** BEGIN Data section **

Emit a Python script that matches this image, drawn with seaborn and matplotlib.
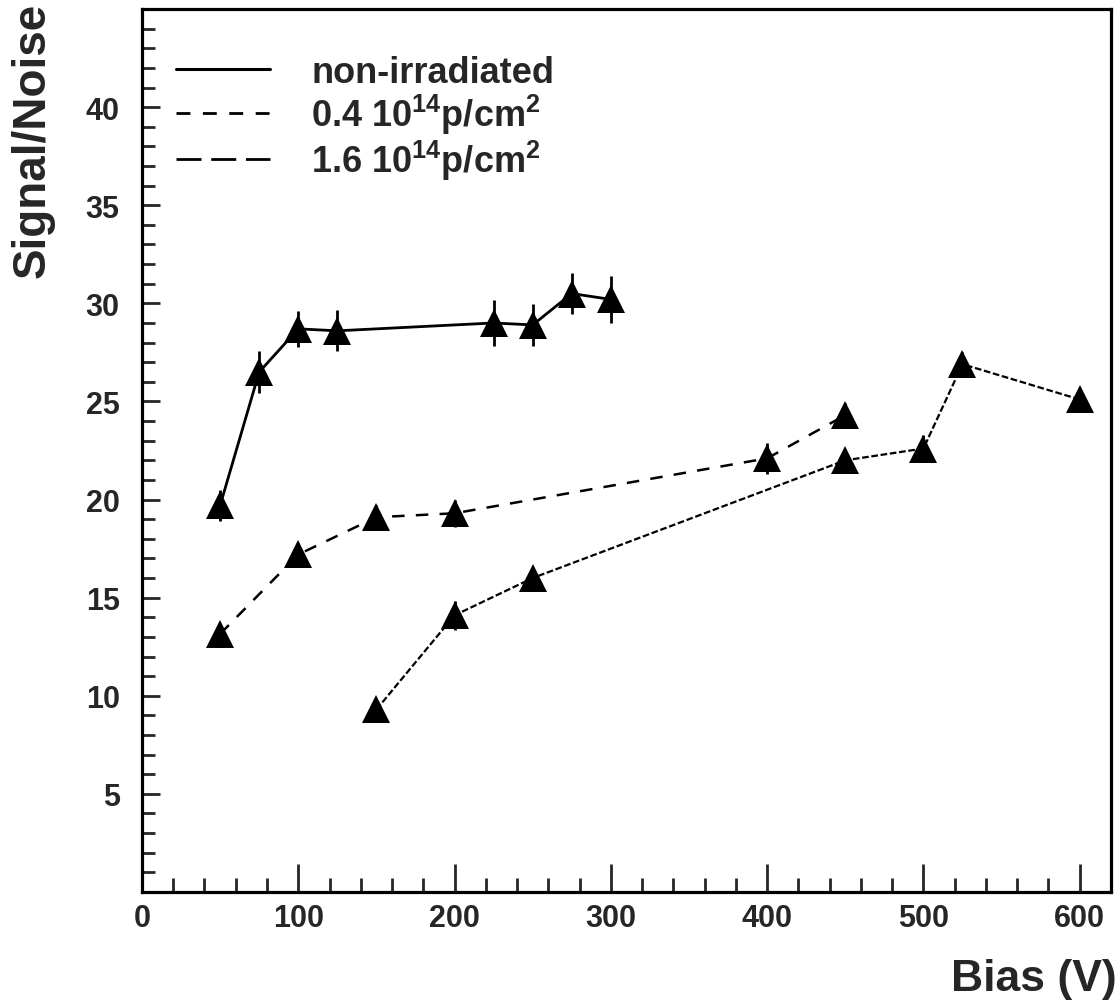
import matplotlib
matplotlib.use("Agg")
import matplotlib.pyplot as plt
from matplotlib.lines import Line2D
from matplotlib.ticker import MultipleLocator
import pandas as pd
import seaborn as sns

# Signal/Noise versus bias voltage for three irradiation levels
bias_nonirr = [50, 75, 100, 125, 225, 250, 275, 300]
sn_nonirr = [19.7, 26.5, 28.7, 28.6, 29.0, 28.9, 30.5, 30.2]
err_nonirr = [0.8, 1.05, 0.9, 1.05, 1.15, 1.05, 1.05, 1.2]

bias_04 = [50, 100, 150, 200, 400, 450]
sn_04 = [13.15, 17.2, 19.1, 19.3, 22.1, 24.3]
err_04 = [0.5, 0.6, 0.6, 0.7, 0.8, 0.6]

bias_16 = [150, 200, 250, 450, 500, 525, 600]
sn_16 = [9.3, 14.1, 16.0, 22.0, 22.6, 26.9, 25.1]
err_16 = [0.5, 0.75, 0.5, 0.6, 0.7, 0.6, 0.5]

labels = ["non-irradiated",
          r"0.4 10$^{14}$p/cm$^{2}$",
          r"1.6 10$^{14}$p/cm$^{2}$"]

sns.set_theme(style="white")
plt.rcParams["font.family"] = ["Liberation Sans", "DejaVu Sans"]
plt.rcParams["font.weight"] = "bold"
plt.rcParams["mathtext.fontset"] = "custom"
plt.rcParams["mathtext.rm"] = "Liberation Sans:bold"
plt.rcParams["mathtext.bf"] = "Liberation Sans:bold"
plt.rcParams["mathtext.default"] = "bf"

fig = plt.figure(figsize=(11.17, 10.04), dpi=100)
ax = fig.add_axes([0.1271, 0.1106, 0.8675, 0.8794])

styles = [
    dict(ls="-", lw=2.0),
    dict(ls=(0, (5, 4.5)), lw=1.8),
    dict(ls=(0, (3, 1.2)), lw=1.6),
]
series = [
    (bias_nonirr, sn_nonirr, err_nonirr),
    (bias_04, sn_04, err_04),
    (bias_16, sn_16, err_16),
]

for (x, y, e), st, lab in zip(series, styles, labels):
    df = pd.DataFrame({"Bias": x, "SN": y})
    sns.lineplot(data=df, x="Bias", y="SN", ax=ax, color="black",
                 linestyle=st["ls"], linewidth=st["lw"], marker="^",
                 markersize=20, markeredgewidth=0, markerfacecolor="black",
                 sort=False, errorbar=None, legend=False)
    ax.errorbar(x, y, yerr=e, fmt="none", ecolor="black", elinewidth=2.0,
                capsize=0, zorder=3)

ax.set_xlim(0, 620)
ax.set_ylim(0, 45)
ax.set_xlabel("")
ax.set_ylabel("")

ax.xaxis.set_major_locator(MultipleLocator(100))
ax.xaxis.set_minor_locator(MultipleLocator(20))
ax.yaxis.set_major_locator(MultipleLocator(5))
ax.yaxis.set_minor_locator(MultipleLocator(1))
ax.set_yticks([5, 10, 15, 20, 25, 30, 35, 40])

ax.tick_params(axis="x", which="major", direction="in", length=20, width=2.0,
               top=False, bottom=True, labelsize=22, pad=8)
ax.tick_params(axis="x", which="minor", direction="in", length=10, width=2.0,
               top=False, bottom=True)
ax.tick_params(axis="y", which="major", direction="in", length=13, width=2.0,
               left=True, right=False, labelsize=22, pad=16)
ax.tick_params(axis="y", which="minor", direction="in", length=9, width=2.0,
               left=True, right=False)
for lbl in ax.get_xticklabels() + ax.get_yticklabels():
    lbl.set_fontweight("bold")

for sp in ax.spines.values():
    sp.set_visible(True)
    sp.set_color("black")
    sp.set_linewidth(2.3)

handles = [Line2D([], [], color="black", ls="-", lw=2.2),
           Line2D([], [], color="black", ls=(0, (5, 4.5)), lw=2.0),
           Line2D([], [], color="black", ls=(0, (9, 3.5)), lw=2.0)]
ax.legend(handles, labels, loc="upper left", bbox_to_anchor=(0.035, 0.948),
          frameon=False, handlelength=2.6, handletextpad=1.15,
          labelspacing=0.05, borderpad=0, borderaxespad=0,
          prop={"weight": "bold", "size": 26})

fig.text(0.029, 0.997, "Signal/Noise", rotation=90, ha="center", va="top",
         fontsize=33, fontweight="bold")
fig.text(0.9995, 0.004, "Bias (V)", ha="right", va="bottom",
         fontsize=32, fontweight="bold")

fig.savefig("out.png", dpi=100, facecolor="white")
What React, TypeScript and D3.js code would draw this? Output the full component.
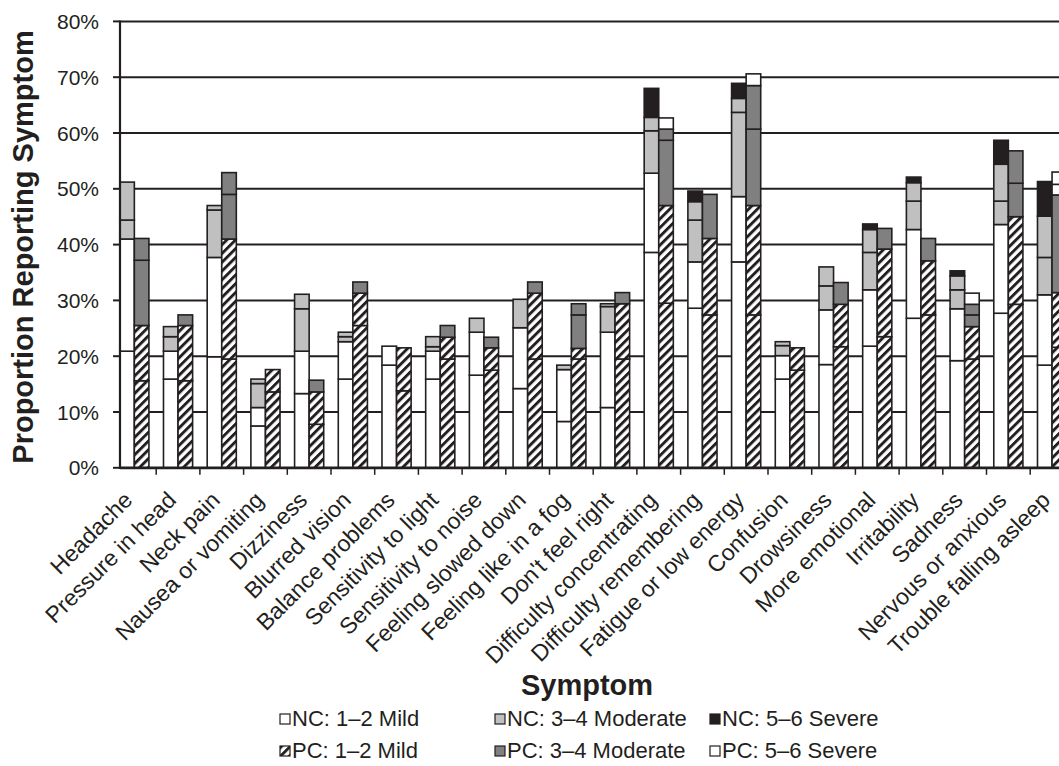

** END Data section **

Repeat the entries exactly. Pictures are excluded from the copy.

Emit a Python script that matches this image, drawn with seaborn and matplotlib.
import matplotlib
matplotlib.use("Agg")
import matplotlib.pyplot as plt
from matplotlib.lines import Line2D
from matplotlib.ticker import MultipleLocator
import pandas as pd
import seaborn as sns

# Signal/Noise versus bias voltage for three irradiation levels
bias_nonirr = [50, 75, 100, 125, 225, 250, 275, 300]
sn_nonirr = [19.7, 26.5, 28.7, 28.6, 29.0, 28.9, 30.5, 30.2]
err_nonirr = [0.8, 1.05, 0.9, 1.05, 1.15, 1.05, 1.05, 1.2]

bias_04 = [50, 100, 150, 200, 400, 450]
sn_04 = [13.15, 17.2, 19.1, 19.3, 22.1, 24.3]
err_04 = [0.5, 0.6, 0.6, 0.7, 0.8, 0.6]

bias_16 = [150, 200, 250, 450, 500, 525, 600]
sn_16 = [9.3, 14.1, 16.0, 22.0, 22.6, 26.9, 25.1]
err_16 = [0.5, 0.75, 0.5, 0.6, 0.7, 0.6, 0.5]

labels = ["non-irradiated",
          r"0.4 10$^{14}$p/cm$^{2}$",
          r"1.6 10$^{14}$p/cm$^{2}$"]

sns.set_theme(style="white")
plt.rcParams["font.family"] = ["Liberation Sans", "DejaVu Sans"]
plt.rcParams["font.weight"] = "bold"
plt.rcParams["mathtext.fontset"] = "custom"
plt.rcParams["mathtext.rm"] = "Liberation Sans:bold"
plt.rcParams["mathtext.bf"] = "Liberation Sans:bold"
plt.rcParams["mathtext.default"] = "bf"

fig = plt.figure(figsize=(11.17, 10.04), dpi=100)
ax = fig.add_axes([0.1271, 0.1106, 0.8675, 0.8794])

styles = [
    dict(ls="-", lw=2.0),
    dict(ls=(0, (5, 4.5)), lw=1.8),
    dict(ls=(0, (3, 1.2)), lw=1.6),
]
series = [
    (bias_nonirr, sn_nonirr, err_nonirr),
    (bias_04, sn_04, err_04),
    (bias_16, sn_16, err_16),
]

for (x, y, e), st, lab in zip(series, styles, labels):
    df = pd.DataFrame({"Bias": x, "SN": y})
    sns.lineplot(data=df, x="Bias", y="SN", ax=ax, color="black",
                 linestyle=st["ls"], linewidth=st["lw"], marker="^",
                 markersize=20, markeredgewidth=0, markerfacecolor="black",
                 sort=False, errorbar=None, legend=False)
    ax.errorbar(x, y, yerr=e, fmt="none", ecolor="black", elinewidth=2.0,
                capsize=0, zorder=3)

ax.set_xlim(0, 620)
ax.set_ylim(0, 45)
ax.set_xlabel("")
ax.set_ylabel("")

ax.xaxis.set_major_locator(MultipleLocator(100))
ax.xaxis.set_minor_locator(MultipleLocator(20))
ax.yaxis.set_major_locator(MultipleLocator(5))
ax.yaxis.set_minor_locator(MultipleLocator(1))
ax.set_yticks([5, 10, 15, 20, 25, 30, 35, 40])

ax.tick_params(axis="x", which="major", direction="in", length=20, width=2.0,
               top=False, bottom=True, labelsize=22, pad=8)
ax.tick_params(axis="x", which="minor", direction="in", length=10, width=2.0,
               top=False, bottom=True)
ax.tick_params(axis="y", which="major", direction="in", length=13, width=2.0,
               left=True, right=False, labelsize=22, pad=16)
ax.tick_params(axis="y", which="minor", direction="in", length=9, width=2.0,
               left=True, right=False)
for lbl in ax.get_xticklabels() + ax.get_yticklabels():
    lbl.set_fontweight("bold")

for sp in ax.spines.values():
    sp.set_visible(True)
    sp.set_color("black")
    sp.set_linewidth(2.3)

handles = [Line2D([], [], color="black", ls="-", lw=2.2),
           Line2D([], [], color="black", ls=(0, (5, 4.5)), lw=2.0),
           Line2D([], [], color="black", ls=(0, (9, 3.5)), lw=2.0)]
ax.legend(handles, labels, loc="upper left", bbox_to_anchor=(0.035, 0.948),
          frameon=False, handlelength=2.6, handletextpad=1.15,
          labelspacing=0.05, borderpad=0, borderaxespad=0,
          prop={"weight": "bold", "size": 26})

fig.text(0.029, 0.997, "Signal/Noise", rotation=90, ha="center", va="top",
         fontsize=33, fontweight="bold")
fig.text(0.9995, 0.004, "Bias (V)", ha="right", va="bottom",
         fontsize=32, fontweight="bold")

fig.savefig("out.png", dpi=100, facecolor="white")
What React, TypeScript and D3.js code would draw this? Output the full component.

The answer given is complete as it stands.